Problem areas for the process include standardizing how dates are recorded and the organization of tables of numbers. 

“The good news is that underwriters, generally speaking, do an excellent job,” said Kim. “Underwriters are required to provide this information to us, if they fail to do so, or if they fail to correct data that we identify as potentially wrong, we provide that information to the enforcement agencies.” 

The new experimentations are also designed to boost publicly available information on obligors that is currently restricted in EMMA. 

The evolution of EMMA and the quality of the data being entered also relates to how it will intersect with the standards being developed by the Securities and Exchange Commission imposed by the Financial Data Transparency Act. The law, currently in a phase in-process, will require issuers to produce financial disclosures in a machine-readable format.

“As we look forward to the SEC and Treasury rulemaking on FDTA, establishing data standards, it’ll be really interesting to see whether those types of (accuracy) issues are addressed or not,” Kim said. “We are providing technical assistance to Treasury and SEC. Structured data, semi structured data, unstructured data, we receive it in a wide variety of kinds of formats.”

The FDTA represents a point of pain and opportunity for the GFOA as the law forces issuers to convert some disclosure documents into a yet-to-be-identified machine-readable format.

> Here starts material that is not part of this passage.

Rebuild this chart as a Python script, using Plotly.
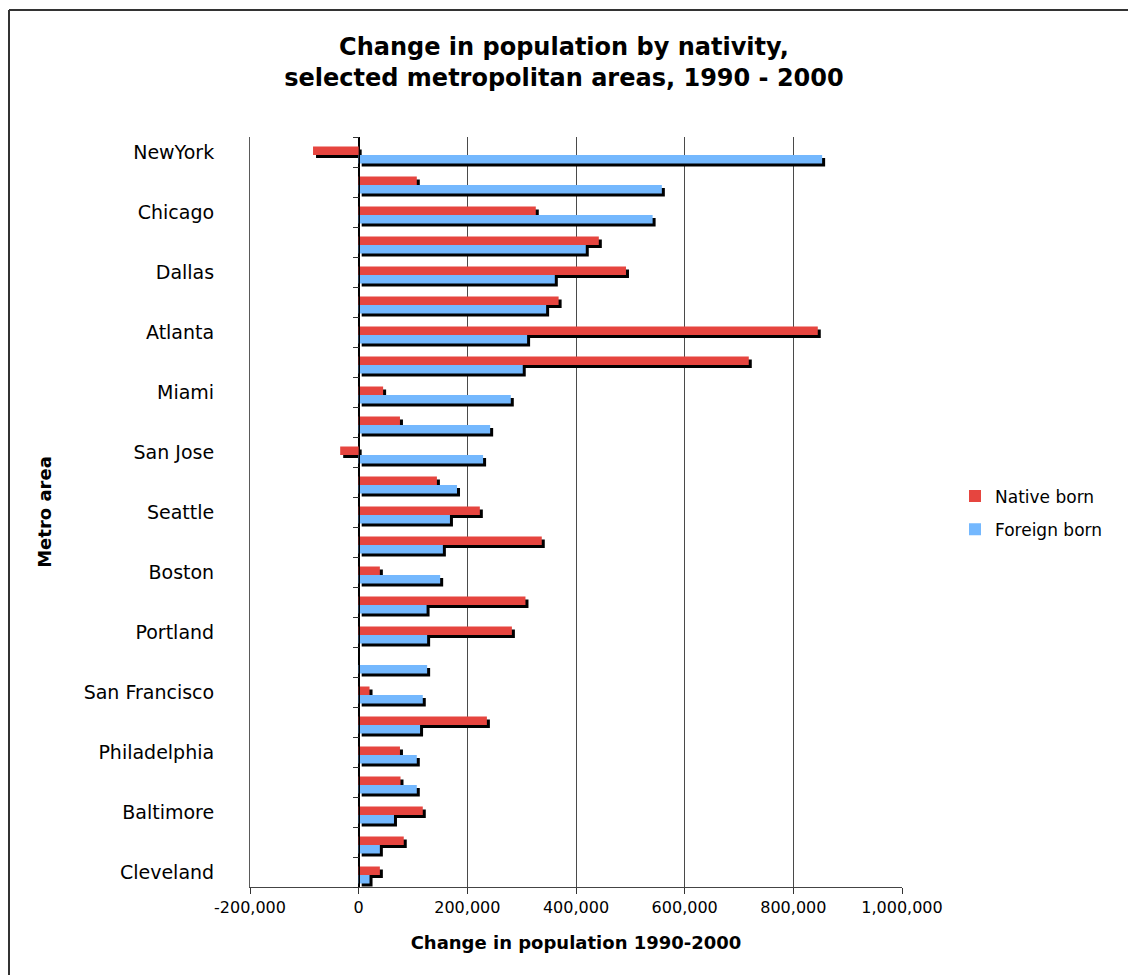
import plotly.graph_objects as go

# Metro areas, ordered by the increase in foreign-born residents
metros = [
    "NewYork", "Los Angeles", "Chicago", "Houston", "Dallas", "Washington",
    "Atlanta", "Phoenix", "Miami", "Riverside", "San Jose", "Las Vegas",
    "Seattle", "Denver", "Boston", "Minneapolis", "Portland", "Orange County",
    "San Francisco", "Orlando", "Philadelphia", "San Diego", "Baltimore",
    "Detroit", "Cleveland",
]

# Change in population 1990-2000
native_born = [
    -84000, 107000, 326000, 442000, 492000, 368000,
    845000, 718000, 45000, 76000, -34000, 144000,
    223000, 337000, 39000, 307000, 282000, 0,
    20000, 236000, 76000, 77000, 118000, 83000, 39000,
]
foreign_born = [
    853000, 558000, 541000, 418000, 361000, 345000,
    310000, 302000, 280000, 242000, 229000, 181000,
    168000, 155000, 150000, 125000, 126000, 126000,
    118000, 113000, 107000, 107000, 65000, 39000, 20000,
]

x_ticks = [-200000, 0, 200000, 400000, 600000, 800000, 1000000]
x_tick_text = ["-200,000", "0", "200,000", "400,000", "600,000", "800,000", "1,000,000"]

# Only every other metro is labelled on the axis
label_idx = list(range(0, len(metros), 2))
label_text = [metros[i] + " " for i in label_idx]

RED = "#E6453F"
BLUE = "#74B8FE"
FONT = "DejaVu Sans"

W, H = 1128, 975
L, R, T, B = 250, 226, 137, 88
plot_w = W - L - R
plot_h = H - T - B
x_range = [-200000, 1000000]
n = len(metros)
y_range = [n - 0.5, -0.5]

# drop shadow: a few pixels right and down
px_x = (x_range[1] - x_range[0]) / plot_w
px_y = n / plot_h
sx = 3 * px_x
sy = 3 * px_y
x_range_shadow = [x_range[0] - sx, x_range[1] - sx]
y_range_shadow = [y_range[0] - sy, y_range[1] - sy]

pos = list(range(n))
bar_w = 8.5 / 30
red_off = -5.5 / 30
blue_off = red_off + bar_w

fig = go.Figure()

# shadows on the base subplot (drawn first, underneath)
for vals, off in [(native_born, red_off), (foreign_born, blue_off)]:
    fig.add_trace(go.Bar(
        x=vals, y=pos, orientation="h", width=bar_w, offset=off,
        marker=dict(color="black", line=dict(width=0)),
        xaxis="x", yaxis="y", showlegend=False, hoverinfo="skip",
    ))

# coloured bars on the overlaying subplot
fig.add_trace(go.Bar(
    x=native_born, y=pos, orientation="h", width=bar_w, offset=red_off,
    marker=dict(color=RED, line=dict(width=0)), name="Native born",
    xaxis="x2", yaxis="y2", legendgroup="a",
))
fig.add_trace(go.Bar(
    x=foreign_born, y=pos, orientation="h", width=bar_w, offset=blue_off,
    marker=dict(color=BLUE, line=dict(width=0)), name="Foreign born",
    xaxis="x2", yaxis="y2", legendgroup="b",
))
# empty trace carrying the category axis drawn along the zero line
fig.add_trace(go.Bar(x=[], y=[], xaxis="x2", yaxis="y3",
                     showlegend=False, hoverinfo="skip"))

zero_frac = (0 - x_range[0]) / (x_range[1] - x_range[0])

fig.update_layout(
    width=W, height=H,
    margin=dict(l=L, r=R, t=T, b=B),
    paper_bgcolor="white", plot_bgcolor="white",
    barmode="overlay",
    font=dict(family=FONT, color="black"),
    title=dict(
        text="<b>Change in population by nativity,<br>selected metropolitan areas, 1990 - 2000</b>",
        x=0.5, xanchor="center", y=1 - 55 / H, yanchor="middle",
        font=dict(family=FONT, size=24, color="black"),
    ),
    xaxis=dict(range=x_range_shadow, visible=False),
    yaxis=dict(range=y_range_shadow, visible=False),
    xaxis2=dict(
        range=x_range, overlaying="x", anchor="y2", side="bottom",
        tickvals=x_ticks, ticktext=x_tick_text,
        showgrid=True, gridcolor="#4a4a4a", gridwidth=1,
        zeroline=True, zerolinecolor="black", zerolinewidth=1,
        showline=True, linecolor="#444", linewidth=1,
        ticks="outside", ticklen=6, tickcolor="#333",
        tickfont=dict(size=16),
        title=dict(text="<b>Change in population 1990-2000</b>",
                   font=dict(size=18), standoff=20),
    ),
    yaxis2=dict(
        range=y_range, overlaying="y", anchor="x2", side="left",
        tickvals=label_idx, ticktext=label_text,
        showgrid=False, zeroline=False,
        showline=True, linecolor="#5a5a5a", linewidth=1, ticks="",
        tickfont=dict(size=19), ticklabelstandoff=25,
        title=dict(text="<b>Metro area</b>", font=dict(size=18), standoff=27),
    ),
    yaxis3=dict(
        range=y_range, overlaying="y", anchor="free", position=zero_frac,
        side="left",
        tickvals=[i - 0.5 for i in range(n + 1)], showticklabels=False,
        ticks="outside", ticklen=6, tickcolor="#333",
        showline=True, linecolor="black", linewidth=1,
        showgrid=False, zeroline=False,
    ),
    legend=dict(
        xref="container", yref="container",
        x=955 / W, y=1 - 513 / H, xanchor="left", yanchor="middle",
        font=dict(size=17), tracegroupgap=8, traceorder="grouped",
        bgcolor="rgba(0,0,0,0)",
    ),
    shapes=[
        dict(type="line", xref="paper", yref="paper",
             x0=(9 - L) / plot_w, x1=(W + 5 - L) / plot_w,
             y0=(H - B - 10) / plot_h, y1=(H - B - 10) / plot_h,
             line=dict(color="#333", width=2)),
        dict(type="line", xref="paper", yref="paper",
             x0=(9 - L) / plot_w, x1=(9 - L) / plot_w,
             y0=(H - B - 10) / plot_h, y1=(-B - 5) / plot_h,
             line=dict(color="#333", width=2)),
    ],
)

fig.write_html("out.html")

The GFOA does have a plan in place to take advantage of the upcoming public comment period starting in June to help finesse the fine details of the law. 

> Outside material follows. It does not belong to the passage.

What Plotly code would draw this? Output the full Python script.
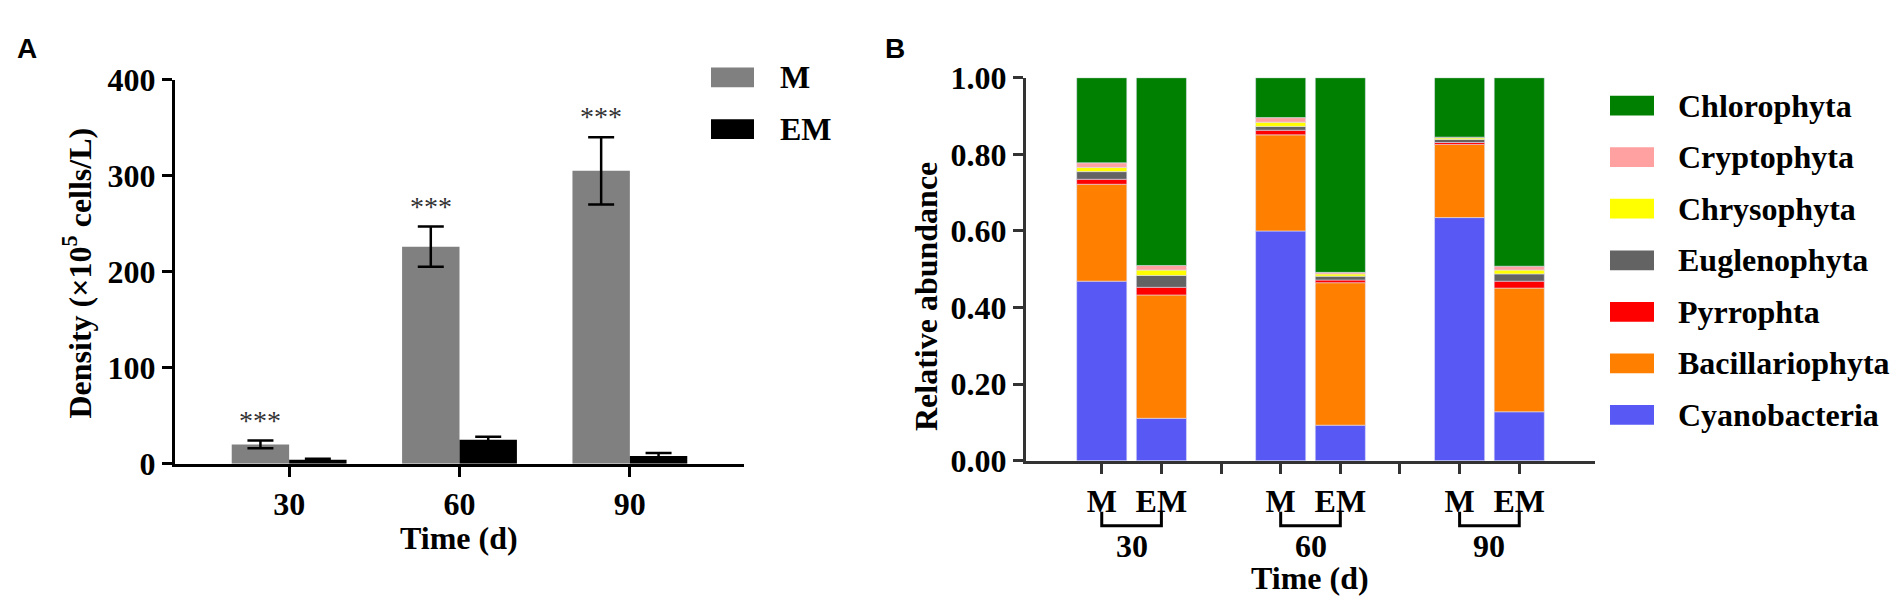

“You can bet your britches, we are going to make sure that there are comments coming in from every GFOA member so that they understand the data standards, and what type of data standards will be used and what type of data standards will be deployed,” said Emily Brock director of the Federal Liaison Center, GFOA. 

Brock has also been keeping her eye on the major tax package currently winding its way through Congress. “There was a lot of stuff in that tax package that was related to the 2017 tax act,” she said.  Some of the features that they have put inside of that tax bill are relative to corporate transactions and corporate taxation, not necessarily distinctly our issues, but there’s one distinctly our issue that found its way which is Low Income Housing Tax Credits.